A assessoria jurídica do cardeal Damasceno publicou em 26 de abril uma nota afirmando que “a recente decisão da Vara da Infância e Adolescência da capital paulista, dada de modo provisório (liminar), é apenas mais um capítulo de um longo caminho que está longe de acabar”. “Dela serão interpostos os recursos cabíveis, e não convém extrair conclusões precipitadas”, declara.

O comunicado é assinado por Hugo José Sarubbi Cysneiros Oliveira, assessor jurídico do Comissário Pontifício para os Arautos do Evangelho. O texto afirma que recentes notícias veiculadas na mídia sobre a decisão judicial contra os Arautos tendem “ao sensacionalismo” e “apenas reiteraram acusações antigas, já afastadas por decisões das autoridades civis e religiosas competentes, por terem se demonstrado temerárias e inconsistentes”.

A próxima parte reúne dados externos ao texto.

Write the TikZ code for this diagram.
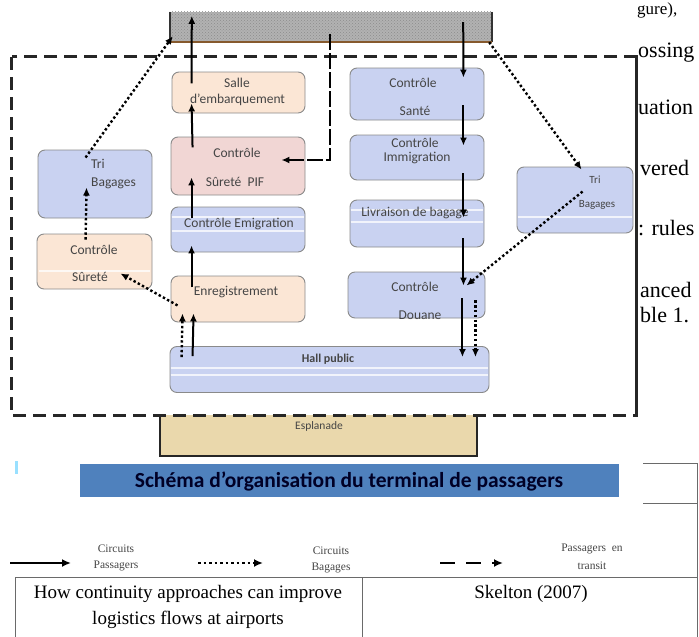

Entre as acusações veiculadas contra os Arautos estão denúncias de estupro, maus-tratos e possível homicídio. O comunicado afirma que a denúncia de estupro foi arquivada em maio de 2021, após a Polícia Civil e o Ministério Público atestarem “absoluta inconsistência da alegação”. Cita ainda o caso da morte da jovem Lívia Uchida que, segundo reportagens, poderia ter sido por suicídio ou homicídio. Entretanto, segundo a nota do comissariado, investigações policiais revistas pelo Ministério Público e validadas por juiz concluíram “não haver evidências de crime, mas sim de acidente doméstico”.

“Sobre as demais ilações acerca de outros crimes hipotéticos, é possível atestar que até o presente momento nenhum tribunal civil ou eclesiástico, pátrio ou estrangeiro, veio a declarar que a associação ou qualquer um de seus membros tenha praticado qualquer tipo de delito”, afirma a nota.

Por fim, declara que “no momento, o Comissário Pontifício tem se reunido com diversos setores da instituição para que, em espírito de cooperação, e através do diálogo e da escuta – como ensina o Santo Padre o papa Francisco – seja possível encontrar bons caminhos para os desafios da Igreja no Brasil e no mundo”.